Opinión

Vuelve la guerra fría

Aquellos que vamos teniendo una edad -piadoso eufemismo que pretende disculpar el hecho cierto de que somos viejos- recordamos con más cariño que inquietud el tiempo de la Guerra Fría. Fue aquella una época especialmente peligrosa para el género humano, pero estaba tan teñida de aromas románticos que inspiraba más amores que odios. La Guerra Fría resultó un referente de extraordinario valor para avivar la inspiración de los autores de novelas de acción, suministró materia de primera magnitud para el celuloide y constituyó en definitiva un escenario incomparable para abrir puertas a la imaginación, a la intriga, a la ilusión y a la aventura. Todos queríamos ser espías, aunque fuentes recurrentes no paraban de advertirnos que lo de ser espía podía constituir el oficio más aburrido y burocrático del mundo. 
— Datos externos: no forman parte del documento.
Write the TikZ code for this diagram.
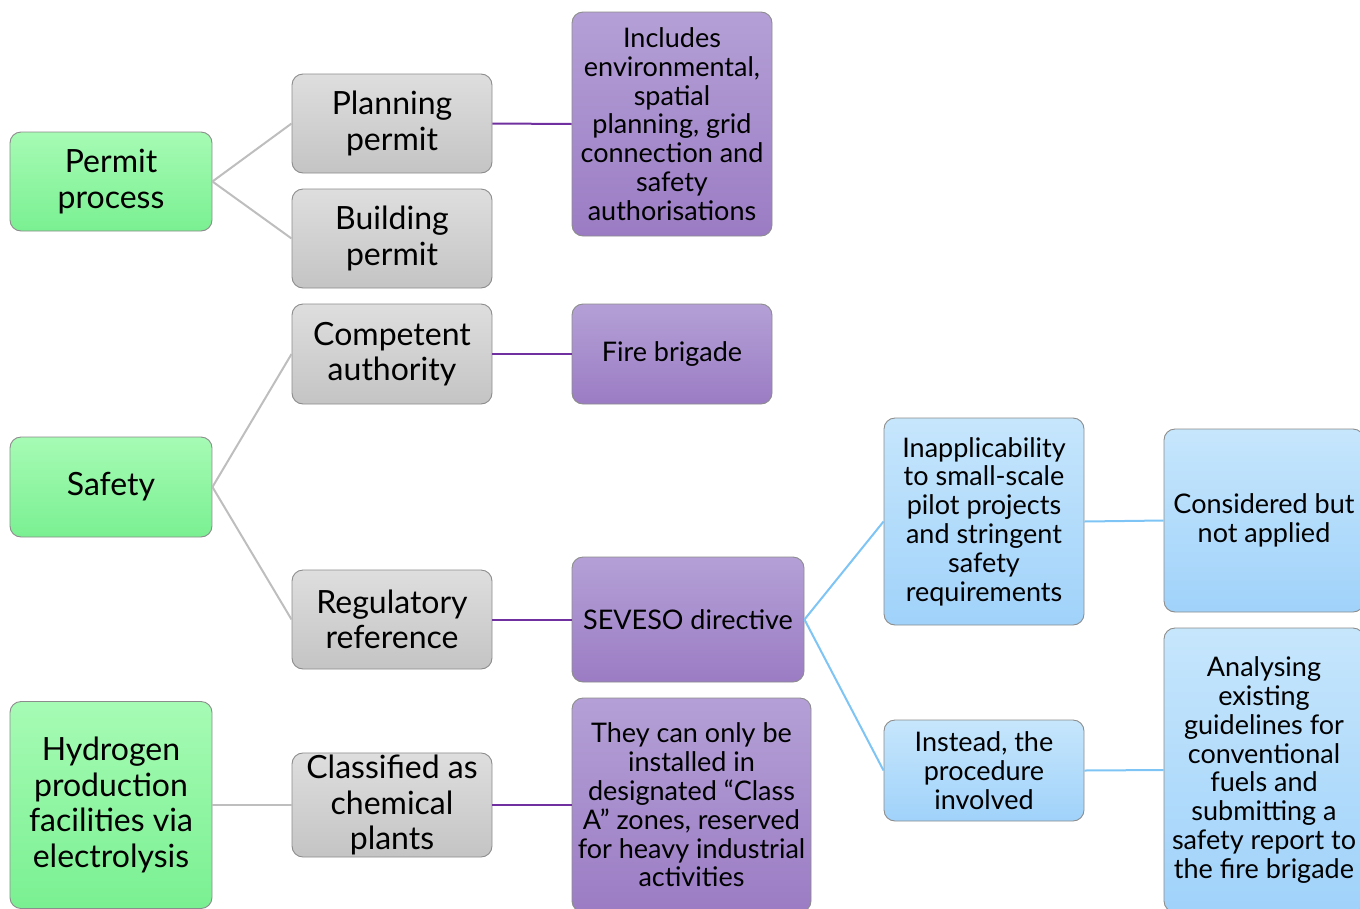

Los jóvenes de entonces nos volcamos en la lectura de Le Carre o Graham Green, ambos escritores, ambos británicos, ambos honorables colegiales y ambos espías profesionales, aunque uno se tapara bajo la apariencia de un probo funcionario de embajada y el otro lo hiciera acudiendo a la manida tapadera de corresponsal de periódico. En un tiempo escrito en blanco y negro que ofrecía al lector una interminable y sugestiva galería de tipos desengañados, habitualmente infelices y con la fatiga empañando sus ojos, cegados por la épica de los perdedores apenas teníamos en cuenta de que aquel trajín de confidencias, correos clandestinos y secretos de alcoba alentaban en verdad situaciones de una delicadeza suma para el equilibrio del mundo. La III Guerra Mundial no nos estalló en las narices de verdadero milagro, pero los más comprometidos con la poesía en prosa escrita a ambos lados del Telón de acero pensábamos más y con más cariño en George Smaley que en los auténticos sujetos que estaban jugando al tenis con el botón de los misiles atómicos de largo alcance como pelota. Si además todos aquellos espías británicos tenían el rostro de Alec Guinnes, Michael Caine o Richard Burton, el gancho estaba doblemente garantizado.
Lo que pocos esperábamos a estas alturas de siglo, con un panorama político radicalmente distinto a aquel que sirvió de incomparable teatro para tan angustiosos pasajes es que la Guerra Fría volviera a reactivarse como si fuera una de esas atractivas señas estéticas que distinguieron la década de los sesenta y que eran tan atractivas e irresistibles que se van renovando cada tantos años. La minifalda, los Beatles, el “free cinema”, el logo del metro de Londres o los petardos de marihuana. Pero ahí está, brotando de las cenizas del muro y del recuerdo de los dos bloques, otra nueva contienda entre rusos, ingleses y americanos. On the road again.